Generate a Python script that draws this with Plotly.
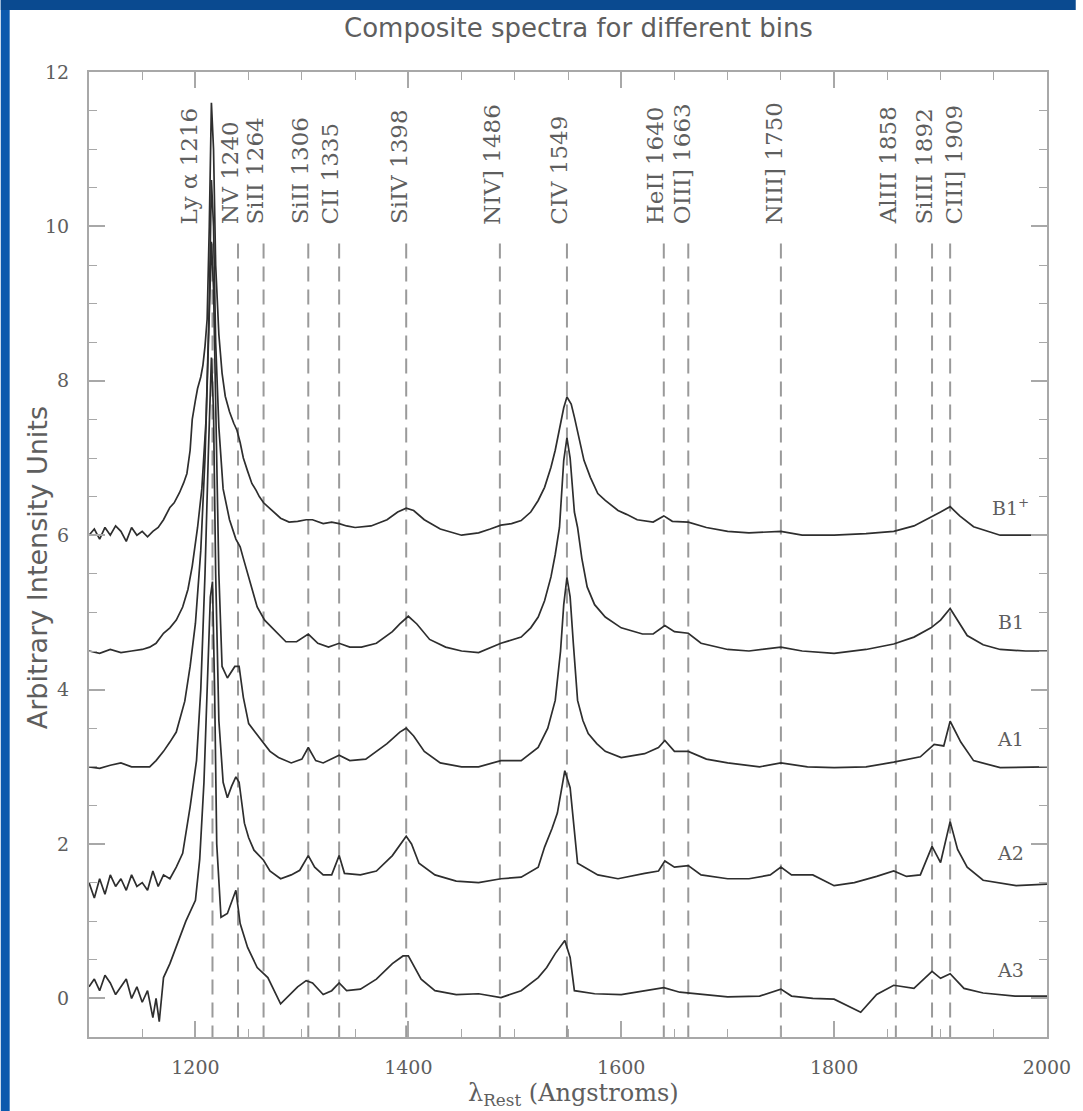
import plotly.graph_objects as go

# ---------------- data ----------------
# wavelength / intensity samples for each composite spectrum
b1p_wl = [1100,1105,1110,1115,1120,1125,1130,1135,1140,1145,1150,1155,1160,1165,1170,1176,1180,1185,1189,1192,1195,1197,1200,1202,1205,1207,1209,1211,1213,1215,1217,1219,1222,1225,1228,1232,1236,1239,1242,1245,1249,1253,1257,1260,1264,1269,1274,1280,1288,1296,1304,1310,1320,1328,1335,1342,1350,1365,1380,1390,1398,1405,1415,1430,1450,1466,1477,1487,1497,1506,1515,1522,1528,1534,1538,1542,1546,1549,1553,1556,1560,1565,1571,1578,1585,1590,1597,1605,1615,1630,1640,1648,1663,1680,1700,1720,1750,1770,1800,1830,1856,1875,1891,1900,1909,1918,1931,1945,1956,1980,2000]
b1p_v  = [6.0,6.08,5.95,6.1,6.0,6.12,6.05,5.92,6.1,6.0,6.05,5.98,6.05,6.1,6.2,6.36,6.42,6.55,6.68,6.8,7.1,7.5,7.75,7.9,8.05,8.2,8.45,8.8,10.0,11.6,11.0,9.5,8.6,8.1,7.8,7.6,7.45,7.36,7.2,7.0,6.83,6.67,6.58,6.5,6.42,6.36,6.3,6.22,6.17,6.18,6.2,6.2,6.15,6.17,6.15,6.12,6.1,6.12,6.2,6.3,6.35,6.32,6.2,6.08,6.0,6.03,6.08,6.13,6.15,6.19,6.3,6.45,6.62,6.88,7.1,7.4,7.65,7.79,7.7,7.53,7.3,6.97,6.75,6.54,6.45,6.4,6.32,6.27,6.2,6.17,6.25,6.18,6.17,6.1,6.05,6.03,6.05,6.0,6.0,6.02,6.05,6.12,6.23,6.3,6.37,6.25,6.11,6.05,6.0,6.0,6.0]

b1_wl = [1100,1110,1120,1130,1140,1150,1157,1163,1170,1176,1182,1188,1193,1197,1202,1206,1210,1213,1215,1217,1219,1222,1226,1232,1238,1242,1245,1249,1253,1258,1265,1274,1285,1295,1306,1315,1325,1335,1345,1356,1370,1385,1392,1400,1408,1420,1435,1450,1466,1487,1506,1515,1522,1528,1534,1538,1542,1546,1549,1552,1556,1559,1563,1568,1575,1585,1600,1620,1630,1641,1650,1663,1675,1700,1720,1750,1770,1800,1830,1856,1875,1891,1900,1909,1917,1925,1940,1956,1980,2000]
b1_v  = [4.5,4.47,4.52,4.48,4.5,4.52,4.55,4.6,4.73,4.8,4.9,5.07,5.3,5.6,6.1,6.6,7.5,9.0,10.6,10.0,8.5,7.4,6.6,6.2,5.95,5.85,5.7,5.5,5.3,5.07,4.9,4.77,4.62,4.62,4.72,4.6,4.55,4.6,4.55,4.55,4.6,4.75,4.85,4.95,4.85,4.65,4.55,4.5,4.48,4.6,4.68,4.8,4.94,5.15,5.46,5.75,6.1,6.97,7.26,7.0,6.3,6.1,5.7,5.33,5.1,4.94,4.8,4.72,4.72,4.83,4.75,4.73,4.6,4.52,4.5,4.55,4.5,4.47,4.52,4.59,4.68,4.8,4.9,5.05,4.88,4.7,4.58,4.52,4.5,4.5]

a1_wl = [1100,1110,1120,1130,1140,1150,1157,1163,1170,1176,1182,1190,1195,1200,1205,1209,1212,1215,1217,1219,1222,1225,1230,1237,1241,1245,1250,1256,1262,1270,1278,1290,1300,1306,1313,1320,1335,1345,1360,1380,1392,1398,1405,1415,1430,1450,1466,1487,1506,1522,1531,1538,1543,1546,1549,1552,1555,1559,1564,1569,1577,1585,1600,1622,1635,1641,1650,1663,1680,1700,1730,1750,1775,1800,1830,1856,1881,1894,1903,1909,1919,1931,1956,2000]
a1_v  = [3.0,2.98,3.02,3.05,3.0,3.0,3.0,3.08,3.2,3.32,3.45,3.85,4.3,4.86,5.8,7.0,8.5,9.8,9.2,7.5,5.5,4.3,4.15,4.3,4.3,3.9,3.56,3.45,3.34,3.2,3.12,3.05,3.1,3.25,3.08,3.05,3.15,3.08,3.1,3.3,3.45,3.5,3.4,3.2,3.05,3.0,3.0,3.08,3.08,3.25,3.5,3.86,4.5,5.1,5.45,5.2,4.6,3.86,3.6,3.43,3.3,3.2,3.12,3.17,3.25,3.34,3.2,3.2,3.1,3.05,3.0,3.05,3.0,2.99,3.0,3.06,3.13,3.29,3.27,3.59,3.32,3.08,2.99,3.0]

a2_wl = [1100,1105,1110,1115,1120,1125,1130,1135,1140,1145,1150,1155,1160,1165,1170,1176,1182,1188,1195,1201,1205,1209,1212,1215,1217,1219,1222,1226,1230,1234,1238,1241,1246,1250,1255,1264,1270,1280,1290,1298,1306,1312,1320,1328,1335,1340,1355,1370,1385,1393,1398,1403,1410,1425,1445,1466,1487,1506,1522,1528,1535,1540,1547,1552,1556,1559,1578,1597,1622,1635,1641,1650,1663,1675,1700,1720,1740,1750,1760,1780,1800,1819,1840,1856,1868,1881,1892,1900,1909,1916,1925,1940,1971,2000]
a2_v  = [1.5,1.3,1.55,1.35,1.6,1.45,1.55,1.4,1.6,1.45,1.5,1.4,1.65,1.45,1.6,1.55,1.7,1.88,2.48,3.08,4.0,5.5,7.0,8.3,7.6,5.5,3.6,2.8,2.6,2.75,2.87,2.8,2.27,2.08,1.92,1.79,1.65,1.55,1.6,1.66,1.85,1.7,1.6,1.6,1.85,1.62,1.6,1.65,1.85,2.0,2.1,2.0,1.75,1.6,1.52,1.5,1.55,1.57,1.7,1.96,2.2,2.4,2.95,2.73,2.14,1.75,1.6,1.55,1.62,1.65,1.78,1.7,1.72,1.6,1.55,1.55,1.6,1.7,1.6,1.6,1.46,1.5,1.58,1.65,1.58,1.6,1.97,1.76,2.29,1.93,1.7,1.53,1.46,1.48]

a3_wl = [1100,1105,1110,1115,1120,1125,1130,1135,1140,1145,1150,1155,1160,1163,1166,1170,1176,1182,1191,1200,1204,1208,1211,1214,1216,1218,1220,1224,1230,1238,1242,1249,1258,1268,1280,1289,1296,1304,1310,1320,1328,1335,1342,1355,1370,1385,1395,1400,1404,1412,1425,1445,1466,1487,1506,1522,1530,1538,1547,1552,1556,1575,1600,1622,1640,1655,1680,1700,1730,1750,1760,1780,1800,1825,1840,1856,1875,1892,1900,1909,1922,1940,1970,2000]
a3_v  = [0.15,0.25,0.1,0.3,0.2,0.05,0.15,0.25,0.0,0.15,-0.05,0.1,-0.25,0.0,-0.3,0.27,0.45,0.66,1.0,1.27,1.8,2.8,3.9,5.2,5.4,4.0,2.0,1.05,1.1,1.4,0.97,0.66,0.4,0.27,-0.07,0.06,0.15,0.23,0.2,0.05,0.1,0.2,0.1,0.12,0.25,0.45,0.55,0.55,0.45,0.25,0.1,0.05,0.06,0.01,0.1,0.27,0.4,0.58,0.75,0.53,0.1,0.06,0.05,0.1,0.14,0.08,0.05,0.02,0.03,0.12,0.03,0.0,-0.01,-0.18,0.05,0.17,0.13,0.35,0.26,0.32,0.13,0.07,0.03,0.03]

# emission-line identifications
line_names = ["Ly α 1216", "NV 1240", "SiII 1264", "SiII 1306", "CII 1335", "SiIV 1398",
              "NIV] 1486", "CIV 1549", "HeII 1640", "OIII] 1663", "NIII] 1750",
              "AlIII 1858", "SiIII 1892", "CIII] 1909"]
line_wl = [1216, 1240, 1264, 1306, 1335, 1398, 1486, 1549, 1640, 1663, 1750, 1858, 1892, 1909]

bin_names = ["B1<sup>+</sup>", "B1", "A1", "A2", "A3"]
bin_label_y = [6.37, 4.87, 3.36, 1.88, 0.37]

# ---------------- styling ----------------
label_shift = [-24, -8, -9, -8, -9, -7, -8, -8, -8, -6, -6, -7, -8, 4]
gray_txt = "#5e5e5e"
line_col = "#2e2e2e"
frame_col = "#a8a8a8"

fig = go.Figure()
series = [(b1p_wl, b1p_v), (b1_wl, b1_v), (a1_wl, a1_v), (a2_wl, a2_v), (a3_wl, a3_v)]
for (wl, v), name in zip(series, bin_names):
    fig.add_trace(go.Scatter(x=wl, y=v, mode="lines", name=name,
                             line=dict(color=line_col, width=1.7), showlegend=False))

y_bottom = -0.5
shapes = []
for wl in line_wl:
    shapes.append(dict(type="line", xref="x", yref="y", x0=wl, x1=wl, y0=9.78, y1=y_bottom,
                       line=dict(color="#9a9a9a", width=2, dash="15px,8px"), layer="below"))

# blue slide border
shapes.append(dict(type="rect", xref="paper", yref="paper", x0=-0.0921, x1=-0.0828,
                   y0=-0.08, y1=1.0746, fillcolor="#0b59ad", line=dict(width=0), layer="above"))
shapes.append(dict(type="rect", xref="paper", yref="paper", x0=-0.0921, x1=1.03,
                   y0=1.0642, y1=1.0746, fillcolor="#0a4a90", line=dict(width=0), layer="above"))

annotations = []
for name, wl, sh in zip(line_names, line_wl, label_shift):
    annotations.append(dict(x=wl, y=10.0, xref="x", yref="y", text=name, textangle=-90,
                            showarrow=False, xanchor="center", yanchor="bottom", xshift=sh,
                            font=dict(family="DejaVu Serif", size=23, color=gray_txt)))
for name, yv in zip(bin_names, bin_label_y):
    annotations.append(dict(x=1966, y=yv, xref="x", yref="y", text=name, showarrow=False,
                            xanchor="center", yanchor="middle",
                            font=dict(family="DejaVu Serif", size=19, color=gray_txt)))

annotations.append(dict(x=0.511, y=1.0456, xref="paper", yref="paper",
                        text="Composite spectra for different bins", showarrow=False,
                        xanchor="center", yanchor="middle",
                        font=dict(family="DejaVu Sans", size=26, color=gray_txt)))
annotations.append(dict(x=-0.054, y=0.486, xref="paper", yref="paper",
                        text="Arbitrary Intensity Units", showarrow=False, textangle=-90,
                        xanchor="center", yanchor="middle",
                        font=dict(family="DejaVu Sans", size=27, color=gray_txt)))
annotations.append(dict(x=0.506, y=-0.060, xref="paper", yref="paper",
                        text="λ<sub>Rest</sub> (Angstroms)", showarrow=False,
                        xanchor="center", yanchor="middle",
                        font=dict(family="DejaVu Serif", size=24, color=gray_txt)))

axis_common = dict(showline=True, linecolor=frame_col, linewidth=2, mirror="allticks",
                   ticks="inside", ticklen=16, tickwidth=1.5, tickcolor=frame_col,
                   showgrid=False, zeroline=False,
                   tickfont=dict(family="DejaVu Serif", size=19, color=gray_txt))

fig.update_layout(
    width=1083, height=1111,
    margin=dict(l=89, r=28, t=72, b=74),
    paper_bgcolor="white", plot_bgcolor="white",
    shapes=shapes, annotations=annotations,
    xaxis=dict(range=[1100, 2000], tick0=1200, dtick=200,
               minor=dict(dtick=50, tick0=1100, ticks="inside", ticklen=8, tickcolor=frame_col, tickwidth=1.2),
               ticklabelstandoff=12, **axis_common),
    yaxis=dict(range=[y_bottom, 12], tick0=0, dtick=2,
               minor=dict(dtick=0.5, tick0=0, ticks="inside", ticklen=8, tickcolor=frame_col, tickwidth=1.2),
               ticklabelstandoff=14, **axis_common),
)

fig.write_html("out.html")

WHAT TO PRODUCE:
Return exactly what appears from the opening line of the material through the line with "import plotly.graph_objects as go", apart from the pictures.

TASK SOLUTION:
Generate a Python script that draws this with Plotly.
import plotly.graph_objects as go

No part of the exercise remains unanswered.